Son dönemde inanılmaz bir linç kültürü gelişti. Kendisi gibi düşünmeyeni, herhangi bir konuda itirazı olanı linç etmek artık sıradanlaştı. Öyle kolay gelişti ki bu kültür… Hele hele yüz yüze konuşma imkanınız yoksa, sosyal medya üzerinden ne “hainliğiniz”, ne “ihanetiniz” kalır. Ne çoluk çocuğunuz, ne sülaleniz kalır sövülmedik. Eski defterleriniz itina ile kontrol(!) edilir, geçmişiniz de ihanet aranır, geçmişinize rahatlıkla sövülebilir..

Gerekçe, ya zamları eleştirmişinizdir, ya kıymanın fiyatını veya bir mukayesede bulunmuşsunuzdur. Bir gurup acımasız gladyatör sizin hangi mahalleden olmadığınıza bakmadan karşı mahalleye fırlatıverir. Şu sosyal medyada bu kadar üfürükler savuranlar ile yüz yüze geldiğinizde ise kesinlikle “beyefendi kimlikle” karşılaşırsınız. Şöyle kıyıdan kıyıdan sıvışırlar…

Yahu bilmeniz gereken çok basit bir şey var. Siz hangi toplumun içinde yaşıyorsunuz? Mesela kıymayı siz bedavaya mı alıyorsunuz? Sizin market alışverişlerinizi başkaları mı yapıyor? Siz emekli değilseniz, asgari ücretle çalışmıyorsanız ne iş yapıyorsunuz?

Dün sabah Çalışma ve Sosyal Güvenlik Bakanı Vedat Işıkhan’ı dinliyorum. “16 Bin 881 lira emekli maaşı alan 4.6 milyon civarında vatandaşımız var. Herkes vergi diliminden şikayet ediyor ama biz de vergi dilimine giriyoruz!” diyor. Sahi siz bakan Işıkhan’ın anlattığı kategorilerden hangisine giriyorsunuz?

Adam diyor ki, “2002 yılında en düşük emekli maaşıyla 44 kg kıyma alınıyordu bugün 24 kilogram kıyma alınabiliyor. 2002 yılında kişi başına düşen Gayri Safi Milli Hasıla 3 Bin 600 dolar civarındaydı, şimdi resmi rakamlarla ile 17 Bin dolar civarında.” Şimdi demek istiyor ki emeklinin 20 kilogram kıyması kimin cebine gitti. Garibanın eline 17 bin dolar bir para geçmiyor, aradaki farkı kimlerin istifadesine sunuyorsunuz?

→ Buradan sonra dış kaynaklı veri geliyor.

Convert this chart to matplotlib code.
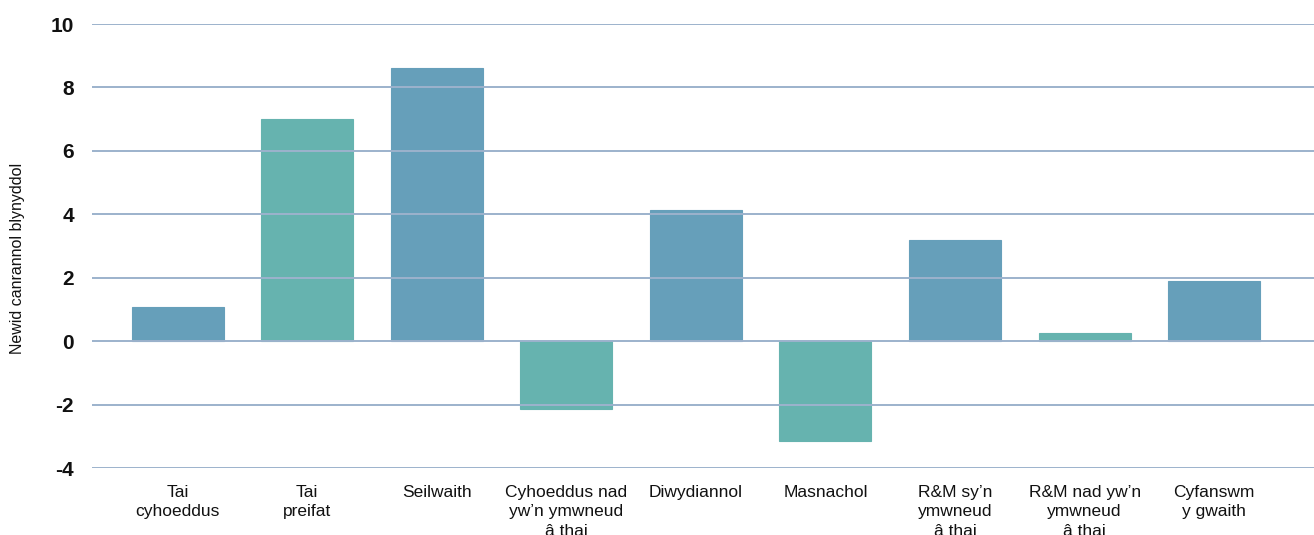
import matplotlib
matplotlib.use("Agg")
import matplotlib.pyplot as plt

categories = ["Tai\ncyhoeddus", "Tai\npreifat", "Seilwaith", "Cyhoeddus nad\nyw\u2019n ymwneud\n\u00e2 thai",
              "Diwydiannol", "Masnachol", "R&M sy\u2019n\nymwneud\n\u00e2 thai", "R&M nad yw\u2019n\nymwneud\n\u00e2 thai",
              "Cyfanswm\ny gwaith"]
values = [1.07, 7.0, 8.6, -2.14, 4.13, -3.15, 3.18, 0.25, 1.89]
is_housing = [False, True, False, True, False, True, False, True, False]
yticks = [-4, -2, 0, 2, 4, 6, 8, 10]
ylabel = "Newid canrannol blynyddol"

blue = "#669fba"
teal = "#66b3af"

plt.rcParams['font.family'] = ['Liberation Sans', 'DejaVu Sans']
fig = plt.figure(figsize=(13.14, 5.35), dpi=100)
ax = fig.add_axes([92/1314, 1-468/535, 1-92/1314, 444/535])

x = list(range(len(categories)))
colors = [teal if h else blue for h in is_housing]
ax.bar(x, values, width=0.71, color=colors, edgecolor=colors, linewidth=0.8, zorder=2)

ax.set_ylim(-4, 10)
ax.set_xlim(-0.66, 8.77)
ax.set_yticks(yticks)
ax.set_yticklabels([str(t) for t in yticks], fontsize=15, fontweight='bold', color='#111111')
ax.set_xticks(x)
ax.set_xticklabels(categories, fontsize=12.5, color='#111111', linespacing=1.4, va='top')
ax.tick_params(axis='x', length=0, pad=12)
ax.tick_params(axis='y', length=0, pad=13)
for t in yticks:
    ax.axhline(t, color='#9cb2cc', linewidth=1.4, zorder=3)
for s in ax.spines.values():
    s.set_visible(False)
fig.text(18/1314, 1-258/535, ylabel, rotation=90, fontsize=11.5, ha='center', va='center', color='#111111')

fig.savefig("out.png", dpi=100)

Hayda… Sen misin bunları söyleyen, “sen kimden yanasın?” Ne alaka be kardeşim. Bu sorunun çıplak gerçekler ile ne alakası var. Sosyal adalet kavramının yok olduğuna dikkat çekmek, bir mukayese yapmak ne zamandan beri suç oldu? Bunun herhangi bir parti ile ne alakası var? Ülkenin gerçeğini söylemek için illa karşı mahalleden mi olmak gerekiyor? Senin tuzun kuru ki hemen başlıyorsun, “Sen kimden yanasın?”

Sayın Bakan Işıkhan diyor ki “16 Bin lira civarında emekli maaşı alan 4 milyon 600 bin civarında emeklimiz var!” Sanki az bir rakam gibi konuşuluyor… 4 milyonun üzerinde bir kesimden bahsediliyor. Zaten 16 Bin 881 TL’nin hemen üzerinde alanlar bu sayıya dahil değil. 20 Bin lira sanki bu ülkede insanların ihtiyaçlarına yetermiş gibi…

Sahi “Sen hangi mahalledensin?” diye serzenişte bulunan dostlarımıza soralım, “Kıymanın kilosu kaça para? Siz evinize aldığınız ekmeğin fiyatının 15 TL olduğunu biliyor musunuz? Siz hiç askıda simit, askıda ekmek alan birisiyle oturup konuştunuz mu?” Allah aşkına siz “Uzayda mı yaşıyorsunuz?”

Ülkenin acı gerçekleri ile yüzleşmekten, fakir fukaranın sızlanmasını dinlemekten niye kaçıyorsunuz? Size bir çağrım var. Gelin bu ülkenin kardeşliğine darbe vurmaktan, insanlarını ötekileştirmekten vaz geçip empati yapmaya gayret edin.